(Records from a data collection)
========================================
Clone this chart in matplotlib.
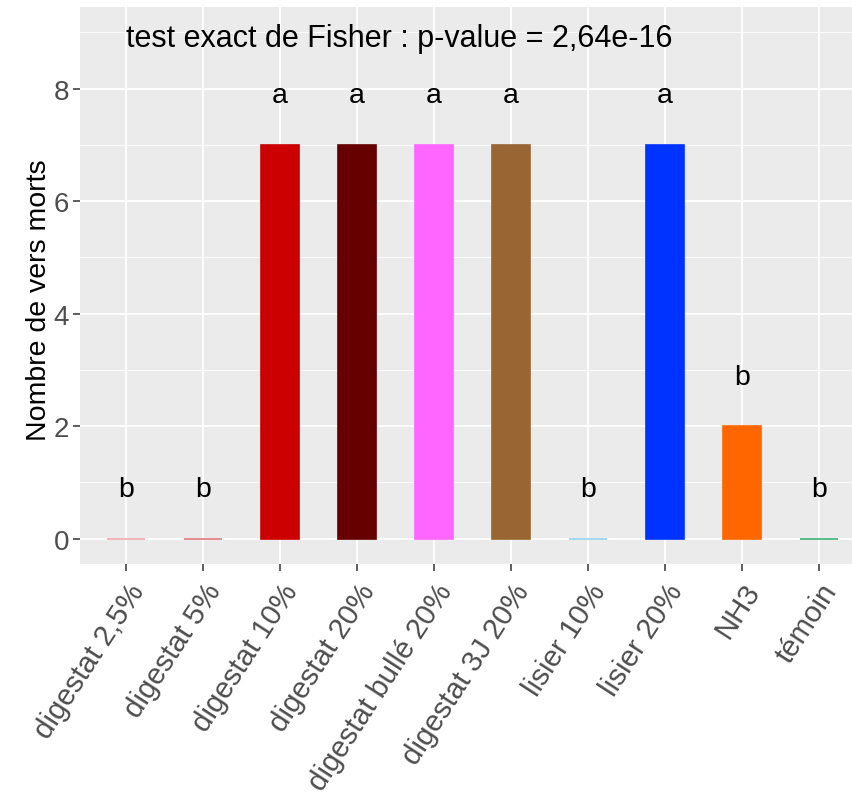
import matplotlib
matplotlib.use('Agg')
from matplotlib import pyplot as plt

plt.rcParams['font.family'] = ['Liberation Sans', 'DejaVu Sans']

# data
traitements = ['digestat 2,5%', 'digestat 5%', 'digestat 10%', 'digestat 20%',
               'digestat bullé 20%', 'digestat 3J 20%', 'lisier 10%', 'lisier 20%',
               'NH3', 'témoin']
morts = [0, 0, 7, 7, 7, 7, 0, 7, 2, 0]
groupes = ['b', 'b', 'a', 'a', 'a', 'a', 'b', 'a', 'b', 'b']
couleurs = ['#F2A7AE', '#E07878', '#CC0000', '#660000', '#FF66FF',
            '#996633', '#8FD3F0', '#0033FF', '#FF6600', '#3DB37A']
titre = 'test exact de Fisher : p-value = 2,64e-16'

fig = plt.figure(figsize=(8.53, 8.03), dpi=100)
ax = fig.add_axes([80 / 853, 238 / 803, 773 / 853, 557 / 803])
ax.set_facecolor('#EBEBEB')
for s in ax.spines.values():
    s.set_visible(False)

pos = list(range(1, len(traitements) + 1))
ax.bar(pos, morts, width=0.5, color=couleurs, edgecolor=couleurs, linewidth=1.2, zorder=3)

# compact letter display above each bar
for x, h, g in zip(pos, morts, groupes):
    ax.text(x, h + 0.88, g, ha='center', va='center', fontsize=20.5, color='black', zorder=4)

ax.text(4.55, 8.9, titre, ha='center', va='center', fontsize=22, color='black', zorder=4)

ax.set_xlim(0.4, 1 + (853 - 126) / 77)
ax.set_ylim(-0.45, 9.45)
ax.set_yticks([0, 2, 4, 6, 8])
ax.set_yticks([1, 3, 5, 7, 9], minor=True)
ax.set_xticks(pos)
ax.set_xticklabels(traitements, rotation=57, ha='right', rotation_mode='anchor')
ax.grid(which='major', color='white', linewidth=1.3, zorder=0)
ax.grid(which='minor', axis='y', color='white', linewidth=0.6, zorder=0)
ax.set_axisbelow(True)
ax.tick_params(axis='both', which='major', labelsize=20, labelcolor='#4D4D4D',
               color='#333333', length=5, width=1.1, pad=3)
ax.tick_params(axis='x', which='major', labelsize=21.2, pad=5)
ax.tick_params(axis='y', which='minor', length=0)
ax.set_ylabel('Nombre de vers morts', fontsize=20.5, color='black')
ax.yaxis.set_label_coords(-0.036, 0.475)

fig.savefig('out.png', dpi=100)
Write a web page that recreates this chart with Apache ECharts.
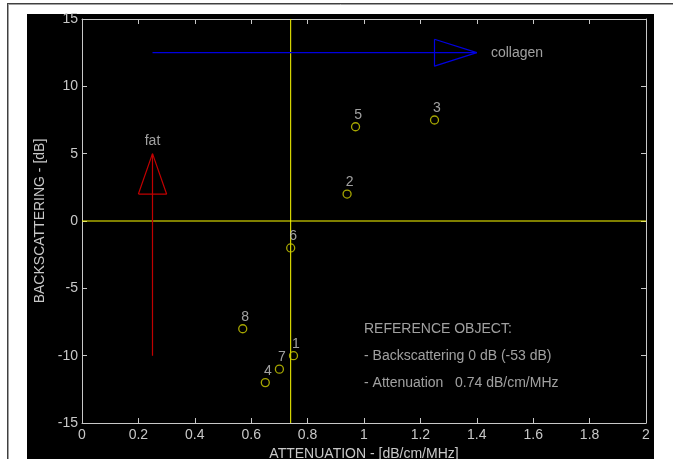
<!DOCTYPE html>
<html>
<head>
<meta charset="utf-8">
<script src="https://cdn.jsdelivr.net/npm/echarts@6/dist/echarts.min.js"></script>
<style>html,body{margin:0;padding:0;background:#fff;}#c{width:673px;height:459px;}</style>
</head>
<body>
<div id="c"></div>
<script>
// ---- data ----
const pointLabels = ['1', '2', '3', '4', '5', '6', '7', '8'];
const attenuation = [0.75, 0.94, 1.25, 0.65, 0.97, 0.74, 0.70, 0.57];
const backscattering = [-10, 2, 7.5, -12, 7, -2, -11, -8];

const refAttenuation = 0.74;
const refBackscattering = 0;

const xTicks = ['0', '0.2', '0.4', '0.6', '0.8', '1', '1.2', '1.4', '1.6', '1.8', '2'];
const yTicks = ['-15', '-10', '-5', '0', '5', '10', '15'];

const fatShaftX = [0.25, 0.25];
const fatShaftY = [-10, 5];
const fatHeadX = [0.2, 0.25, 0.3, 0.2];
const fatHeadY = [2, 5, 2, 2];

const collagenShaftX = [0.25, 1.4];
const collagenShaftY = [12.5, 12.5];
const collagenHeadX = [1.25, 1.4, 1.25, 1.25];
const collagenHeadY = [13.5, 12.5, 11.5, 13.5];

const noteTexts = ['fat', 'collagen', 'REFERENCE OBJECT:', '- Backscattering 0 dB (-53 dB)', '- Attenuation   0.74 dB/cm/MHz'];
const noteX = [0.25, 1.45, 1.0, 1.0, 1.0];
const noteY = [5.95, 12.5, -8, -10.05, -12.05];
const noteAlign = ['center', 'left', 'left', 'left', 'left'];

// ---- build ----
const zip = (xs, ys) => xs.map((x, i) => [x, ys[i]]);
const FONT = 'Liberation Sans, Arial, sans-serif';
const AX = '#c8c8c8';

const chart = echarts.init(document.getElementById('c'), null, {renderer: 'canvas'});

const axisCommon = {
  type: 'value',
  axisLine: {show: true, onZero: false, lineStyle: {color: AX, width: 1}},
  axisTick: {show: true, inside: true, length: 5, lineStyle: {color: AX}},
  splitLine: {show: false}
};

chart.setOption({
  animation: false,
  backgroundColor: '#ffffff',
  graphic: [
    {type: 'rect', shape: {x: 27, y: 14, width: 627, height: 445}, style: {fill: '#000'}, z: -10},
    {type: 'line', shape: {x1: 7, y1: 3.5, x2: 673, y2: 3.5}, style: {stroke: '#404040', lineWidth: 1}, z: -10},
    {type: 'line', shape: {x1: 8, y1: 4.5, x2: 673, y2: 4.5}, style: {stroke: '#a0a0a0', lineWidth: 1}, z: -10},
    {type: 'line', shape: {x1: 7.5, y1: 3, x2: 7.5, y2: 459}, style: {stroke: '#404040', lineWidth: 1}, z: -10},
    {type: 'line', shape: {x1: 8.5, y1: 4, x2: 8.5, y2: 459}, style: {stroke: '#a0a0a0', lineWidth: 1}, z: -10}
  ],
  grid: {left: 82, right: 27, top: 19, bottom: 36, containLabel: false, outerBoundsMode: 'none'},
  xAxis: [
    Object.assign({}, axisCommon, {
      position: 'bottom', min: 0, max: 2, interval: 0.2,
      name: 'ATTENUATION - [dB/cm/MHz]', nameLocation: 'middle', nameGap: 21,
      nameTextStyle: {color: AX, fontFamily: FONT, fontSize: 14},
      axisLabel: {color: AX, fontFamily: FONT, fontSize: 14, margin: 5,
        formatter: (v) => xTicks[Math.round(v / 0.2)]}
    }),
    Object.assign({}, axisCommon, {
      position: 'top', min: 0, max: 2, interval: 0.2, axisLabel: {show: false}
    })
  ],
  yAxis: [
    Object.assign({}, axisCommon, {
      position: 'left', min: -15, max: 15, interval: 5,
      name: 'BACKSCATTERING - [dB]', nameLocation: 'middle', nameGap: 31,
      nameTextStyle: {color: AX, fontFamily: FONT, fontSize: 14},
      axisLabel: {color: AX, fontFamily: FONT, fontSize: 14, margin: 4,
        formatter: (v) => yTicks[Math.round((v + 15) / 5)]}
    }),
    Object.assign({}, axisCommon, {
      position: 'right', min: -15, max: 15, interval: 5, axisLabel: {show: false}
    })
  ],
  series: [
    {type: 'line', data: [[refAttenuation, -15], [refAttenuation, 15]], symbol: 'none',
      lineStyle: {color: '#ffff00', width: 1}, silent: true, z: 3},
    {type: 'line', data: [[0, refBackscattering], [2, refBackscattering]], symbol: 'none',
      lineStyle: {color: '#ffff00', width: 1}, silent: true, z: 3},
    {type: 'line', data: zip(fatShaftX, fatShaftY), symbol: 'none',
      lineStyle: {color: '#c00000', width: 1.2}, silent: true, z: 3},
    {type: 'line', data: zip(fatHeadX, fatHeadY), symbol: 'none',
      lineStyle: {color: '#c00000', width: 1.2}, silent: true, z: 3},
    {type: 'line', data: zip(collagenShaftX, collagenShaftY), symbol: 'none',
      lineStyle: {color: '#0000e0', width: 1.2}, silent: true, z: 3},
    {type: 'line', data: zip(collagenHeadX, collagenHeadY), symbol: 'none',
      lineStyle: {color: '#0000e0', width: 1.2}, silent: true, z: 3},
    {type: 'scatter', z: 5,
      data: attenuation.map((x, i) => ({value: [x, backscattering[i]], name: pointLabels[i]})),
      symbol: 'circle', symbolSize: 8,
      itemStyle: {color: 'rgba(0,0,0,0)', borderColor: '#d0d000', borderWidth: 1.3},
      label: {show: true, position: 'top', distance: 0, offset: [2.5, 0], formatter: (p) => p.name,
        color: AX, fontFamily: FONT, fontSize: 14}
    },
    {type: 'scatter', z: 6, symbolSize: 0, silent: true,
      data: noteX.map((x, i) => ({value: [x, noteY[i]], name: noteTexts[i],
        label: {align: noteAlign[i]}})),
      label: {show: true, position: 'inside', formatter: (p) => p.name,
        color: AX, fontFamily: FONT, fontSize: 14, verticalAlign: 'middle'}
    }
  ]
});
</script>
</body>
</html>
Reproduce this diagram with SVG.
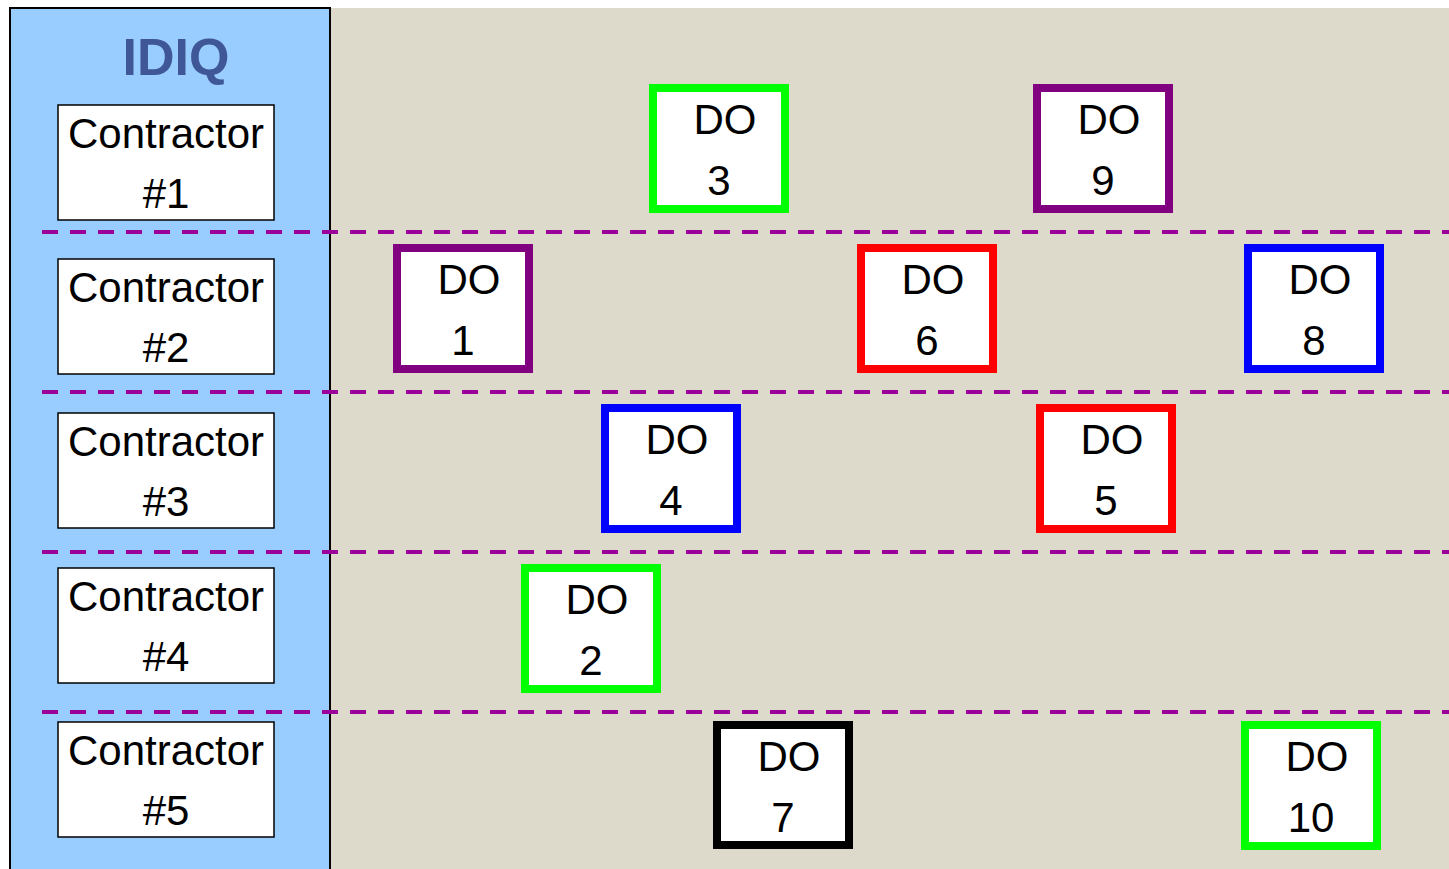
========================================
PROMPT. Repeat the records above exactly, from the first line through the line that contains "plt.rcParams['font.family'] = ['Liberation", and leave out the pictures.

WRITTEN SOLUTION.
Clone this chart in matplotlib.
import matplotlib
matplotlib.use('Agg')
from matplotlib import pyplot as plt

plt.rcParams['font.family'] = ['Liberation Sans', 'DejaVu Sans']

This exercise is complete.